Но, проходя мимо политических взглядов М.Цветаевой, не вступая с ней по этому вопросу в бесполезный спор, мы решительно оспариваем ее право давать нам шаблоны, одетые в тонкие одежды оригинального образа. От всякого крупного поэта, а тем более от поэта, взявшего на себя задачу «возрождения героического», мы вправе требовать, чтобы он был тематически значителен, действенно-современен. Опять спешим оговориться: не о «революционном» материале идет речь. Можно без баррикад и кожаных курток. Заводы тоже отнюдь не обязательны. Не обязателен даже быт. Самый романтический, «вневременный» сюжет может волновать нас: и «крысоловам» открыто наше сердце. Пусть только действуют они хоть немного умней, пусть перестанут кичиться своей артистической автономией, пусть больше прислушиваются к тому, что делается у них в стране, и не заглушают живых голосов огромной жизни отвлеченными песенками «вечности».

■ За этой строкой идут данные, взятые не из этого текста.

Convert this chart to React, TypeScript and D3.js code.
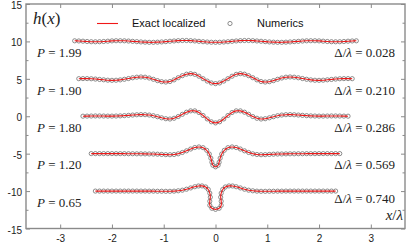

Уточняем еще более: не нужно, чтобы флейта их пела революционные гимны. Революция не нуждается в хвалениях. Мы хотим только одного: чтобы песни крысолова вызывали в нас волю к творчеству, звали к общей жизни и борьбе, чтобы они не уводили нас в озера прошлого или в соседнее болото с ласковой целью утопить нас там. Их песня может быть печальна, не переставая быть нужной нам в нашей работе: есть вещи, которых не может не касаться художник и которые не вызывают веселых песен. Но и печаль печали рознь. Мы не против печали — она осмысляет человеческое счастье, — мы против себялюбивого любования печалью как таковой. И прежде всего против произведений, значительных по тону, но шаблонных по мысли. Мы видим в них — едва ли не справедливо — признак оторванности художника от своей страны и вытекающей отсюда неспособности его так заострить свою тему, чтобы она попадала в основной нерв того, чем все мы живем.

Конечно, стихи М.Цветаевой, и в особенности последние ее поэмы, «героичны», приподняты. Но ведь не об этой же героике — вызывающей и бравирующей перед призраками — говорили редакторы «Верст». А другой, подлинной, органической героики, которая раскрывается в больших темах эпохи, мы у Цветаевой не видим, да и увидеть, по правде говоря, не надеемся: слишком она связана своими вкусами, предубеждениями и предрассудками со всяческими любвями и ненавистями своего узкого и душного — не то мансардного, не то келейного — мирка. Не такому человеку суждено сказать новое слово об эпохе, главное содержание которой в том, что река изменила русло.